Request = Find the lines holding the string "this" in the data, then copy all of them.

Record set =
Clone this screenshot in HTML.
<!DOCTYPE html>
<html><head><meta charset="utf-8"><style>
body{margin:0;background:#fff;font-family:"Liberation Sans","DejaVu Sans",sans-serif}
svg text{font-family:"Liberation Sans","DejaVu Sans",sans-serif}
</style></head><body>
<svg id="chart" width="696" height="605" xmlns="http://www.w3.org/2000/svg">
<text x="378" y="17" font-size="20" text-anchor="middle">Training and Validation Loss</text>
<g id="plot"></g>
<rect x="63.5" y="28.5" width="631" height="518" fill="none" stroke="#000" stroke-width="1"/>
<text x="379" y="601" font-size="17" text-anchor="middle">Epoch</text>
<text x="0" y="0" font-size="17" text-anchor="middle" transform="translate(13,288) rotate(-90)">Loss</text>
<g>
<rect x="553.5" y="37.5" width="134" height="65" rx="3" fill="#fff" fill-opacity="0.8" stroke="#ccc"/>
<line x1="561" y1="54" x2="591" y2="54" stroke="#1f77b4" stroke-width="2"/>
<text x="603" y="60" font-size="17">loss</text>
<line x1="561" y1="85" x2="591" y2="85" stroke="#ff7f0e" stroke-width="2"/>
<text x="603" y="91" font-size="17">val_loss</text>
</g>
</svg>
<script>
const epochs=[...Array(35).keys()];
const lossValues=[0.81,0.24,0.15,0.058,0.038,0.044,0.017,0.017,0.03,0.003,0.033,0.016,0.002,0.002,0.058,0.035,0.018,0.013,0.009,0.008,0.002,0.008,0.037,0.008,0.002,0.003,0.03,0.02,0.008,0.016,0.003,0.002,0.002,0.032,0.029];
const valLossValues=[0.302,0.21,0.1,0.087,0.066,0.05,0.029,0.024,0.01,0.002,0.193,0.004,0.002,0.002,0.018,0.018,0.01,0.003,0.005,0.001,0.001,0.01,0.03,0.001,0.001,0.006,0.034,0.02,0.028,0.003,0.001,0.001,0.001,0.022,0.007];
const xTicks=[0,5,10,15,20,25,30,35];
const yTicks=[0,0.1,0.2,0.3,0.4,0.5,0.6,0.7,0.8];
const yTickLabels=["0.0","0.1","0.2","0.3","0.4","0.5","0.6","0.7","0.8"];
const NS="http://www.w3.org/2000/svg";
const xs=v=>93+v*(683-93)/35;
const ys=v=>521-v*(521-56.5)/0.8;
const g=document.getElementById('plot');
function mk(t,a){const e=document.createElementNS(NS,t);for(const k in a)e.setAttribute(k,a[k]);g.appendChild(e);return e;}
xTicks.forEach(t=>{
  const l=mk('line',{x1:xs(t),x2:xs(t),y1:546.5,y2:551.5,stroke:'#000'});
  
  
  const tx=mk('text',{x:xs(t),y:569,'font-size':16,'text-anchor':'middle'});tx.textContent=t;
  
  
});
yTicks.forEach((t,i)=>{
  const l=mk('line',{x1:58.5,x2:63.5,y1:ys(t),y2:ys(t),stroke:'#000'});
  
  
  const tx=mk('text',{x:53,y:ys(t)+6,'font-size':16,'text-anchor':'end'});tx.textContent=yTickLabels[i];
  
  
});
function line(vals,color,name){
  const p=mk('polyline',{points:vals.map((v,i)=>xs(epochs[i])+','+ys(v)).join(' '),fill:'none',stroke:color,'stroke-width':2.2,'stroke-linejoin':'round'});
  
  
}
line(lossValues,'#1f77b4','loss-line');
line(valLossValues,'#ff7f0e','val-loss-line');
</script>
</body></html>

...

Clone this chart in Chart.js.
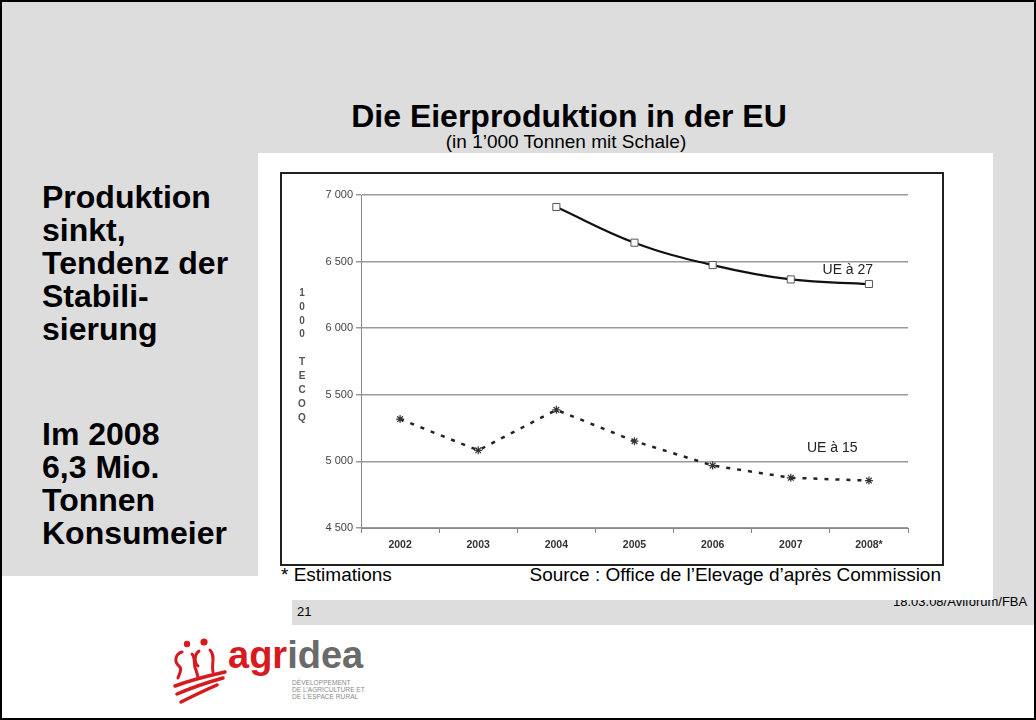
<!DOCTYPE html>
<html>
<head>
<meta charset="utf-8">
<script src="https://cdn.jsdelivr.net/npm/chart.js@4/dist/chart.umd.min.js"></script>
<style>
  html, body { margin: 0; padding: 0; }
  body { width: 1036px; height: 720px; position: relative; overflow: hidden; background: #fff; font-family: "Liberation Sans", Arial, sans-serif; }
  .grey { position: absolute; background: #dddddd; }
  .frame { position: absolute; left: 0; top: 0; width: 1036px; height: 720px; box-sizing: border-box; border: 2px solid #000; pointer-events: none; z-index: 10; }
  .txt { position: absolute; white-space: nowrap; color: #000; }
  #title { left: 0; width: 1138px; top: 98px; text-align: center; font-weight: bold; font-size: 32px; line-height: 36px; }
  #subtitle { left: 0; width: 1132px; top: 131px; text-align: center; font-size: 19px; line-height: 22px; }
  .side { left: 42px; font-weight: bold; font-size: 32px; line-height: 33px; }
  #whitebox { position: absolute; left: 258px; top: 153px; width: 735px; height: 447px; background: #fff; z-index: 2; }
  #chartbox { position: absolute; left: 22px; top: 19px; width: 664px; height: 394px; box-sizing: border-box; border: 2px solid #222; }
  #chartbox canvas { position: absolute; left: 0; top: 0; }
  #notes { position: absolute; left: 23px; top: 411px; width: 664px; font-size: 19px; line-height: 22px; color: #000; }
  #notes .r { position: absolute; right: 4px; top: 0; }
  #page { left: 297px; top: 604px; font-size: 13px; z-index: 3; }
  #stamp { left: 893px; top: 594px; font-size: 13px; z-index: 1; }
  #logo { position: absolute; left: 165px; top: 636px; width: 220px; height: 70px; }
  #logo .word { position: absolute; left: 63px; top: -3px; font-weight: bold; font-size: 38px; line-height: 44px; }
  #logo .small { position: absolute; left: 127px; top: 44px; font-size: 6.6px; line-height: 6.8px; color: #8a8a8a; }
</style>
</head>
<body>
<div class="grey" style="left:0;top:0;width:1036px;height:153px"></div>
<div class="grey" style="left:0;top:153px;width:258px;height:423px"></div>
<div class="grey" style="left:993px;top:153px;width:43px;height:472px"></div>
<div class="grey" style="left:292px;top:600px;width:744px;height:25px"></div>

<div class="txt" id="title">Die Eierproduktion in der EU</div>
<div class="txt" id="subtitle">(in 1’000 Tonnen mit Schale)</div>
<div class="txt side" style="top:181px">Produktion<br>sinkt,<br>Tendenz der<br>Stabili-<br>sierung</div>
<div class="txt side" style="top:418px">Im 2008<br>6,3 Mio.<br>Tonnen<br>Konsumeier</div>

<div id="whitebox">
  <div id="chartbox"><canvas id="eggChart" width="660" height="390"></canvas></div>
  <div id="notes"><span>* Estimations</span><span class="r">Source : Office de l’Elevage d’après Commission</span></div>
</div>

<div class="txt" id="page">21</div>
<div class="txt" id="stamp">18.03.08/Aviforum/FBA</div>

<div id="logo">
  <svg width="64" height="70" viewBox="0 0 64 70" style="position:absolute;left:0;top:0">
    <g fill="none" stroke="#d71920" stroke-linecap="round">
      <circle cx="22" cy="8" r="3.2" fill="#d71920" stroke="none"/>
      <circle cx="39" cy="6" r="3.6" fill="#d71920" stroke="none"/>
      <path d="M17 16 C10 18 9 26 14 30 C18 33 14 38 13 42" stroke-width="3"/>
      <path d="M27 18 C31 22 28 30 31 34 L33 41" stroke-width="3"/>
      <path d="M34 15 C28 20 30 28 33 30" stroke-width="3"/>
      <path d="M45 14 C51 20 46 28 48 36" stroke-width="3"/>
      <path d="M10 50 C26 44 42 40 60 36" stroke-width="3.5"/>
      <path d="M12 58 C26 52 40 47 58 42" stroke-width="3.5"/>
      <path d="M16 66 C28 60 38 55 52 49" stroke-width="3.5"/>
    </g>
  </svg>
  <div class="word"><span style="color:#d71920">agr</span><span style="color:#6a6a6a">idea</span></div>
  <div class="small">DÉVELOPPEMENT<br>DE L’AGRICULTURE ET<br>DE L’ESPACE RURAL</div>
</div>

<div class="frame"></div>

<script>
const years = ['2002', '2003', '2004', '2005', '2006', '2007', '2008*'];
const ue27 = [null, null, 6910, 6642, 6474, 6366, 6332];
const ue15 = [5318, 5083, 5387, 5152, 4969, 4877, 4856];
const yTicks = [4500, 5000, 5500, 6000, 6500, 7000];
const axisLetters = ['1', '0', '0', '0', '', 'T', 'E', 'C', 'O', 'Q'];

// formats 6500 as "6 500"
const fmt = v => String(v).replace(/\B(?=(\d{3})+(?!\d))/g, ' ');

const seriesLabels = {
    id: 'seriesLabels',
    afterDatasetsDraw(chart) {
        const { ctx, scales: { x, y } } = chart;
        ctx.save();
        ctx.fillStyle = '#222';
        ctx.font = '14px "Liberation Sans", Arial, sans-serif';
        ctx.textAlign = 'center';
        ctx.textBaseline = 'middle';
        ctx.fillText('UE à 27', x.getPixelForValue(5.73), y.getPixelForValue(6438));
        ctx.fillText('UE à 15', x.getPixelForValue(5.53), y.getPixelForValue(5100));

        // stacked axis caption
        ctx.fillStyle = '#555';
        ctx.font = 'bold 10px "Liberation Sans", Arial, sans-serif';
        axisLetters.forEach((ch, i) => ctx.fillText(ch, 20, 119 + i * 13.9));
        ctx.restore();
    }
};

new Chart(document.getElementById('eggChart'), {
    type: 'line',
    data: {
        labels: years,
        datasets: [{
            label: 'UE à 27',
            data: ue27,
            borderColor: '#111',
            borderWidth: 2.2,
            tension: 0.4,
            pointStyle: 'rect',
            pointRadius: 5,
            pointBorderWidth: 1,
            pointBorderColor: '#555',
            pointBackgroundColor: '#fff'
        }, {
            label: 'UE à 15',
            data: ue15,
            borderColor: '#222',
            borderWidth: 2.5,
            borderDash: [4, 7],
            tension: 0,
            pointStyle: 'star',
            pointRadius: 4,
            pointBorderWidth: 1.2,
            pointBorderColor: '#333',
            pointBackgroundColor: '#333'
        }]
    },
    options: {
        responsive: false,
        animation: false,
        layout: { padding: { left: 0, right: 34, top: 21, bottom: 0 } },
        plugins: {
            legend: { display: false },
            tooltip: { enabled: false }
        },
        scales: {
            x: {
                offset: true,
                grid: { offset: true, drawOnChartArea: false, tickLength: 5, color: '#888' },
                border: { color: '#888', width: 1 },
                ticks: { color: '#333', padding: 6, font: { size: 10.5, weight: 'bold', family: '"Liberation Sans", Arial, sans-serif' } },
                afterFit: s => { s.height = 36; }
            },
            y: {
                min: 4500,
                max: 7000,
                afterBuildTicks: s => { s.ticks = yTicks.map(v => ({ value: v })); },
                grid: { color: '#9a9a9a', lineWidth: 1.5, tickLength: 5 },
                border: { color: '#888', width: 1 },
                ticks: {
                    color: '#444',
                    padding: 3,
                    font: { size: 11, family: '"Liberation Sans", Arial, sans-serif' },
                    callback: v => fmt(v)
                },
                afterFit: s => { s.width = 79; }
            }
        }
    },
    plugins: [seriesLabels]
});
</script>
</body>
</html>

Full solution =
Clone this screenshot in HTML.
Clone this chart in Chart.js.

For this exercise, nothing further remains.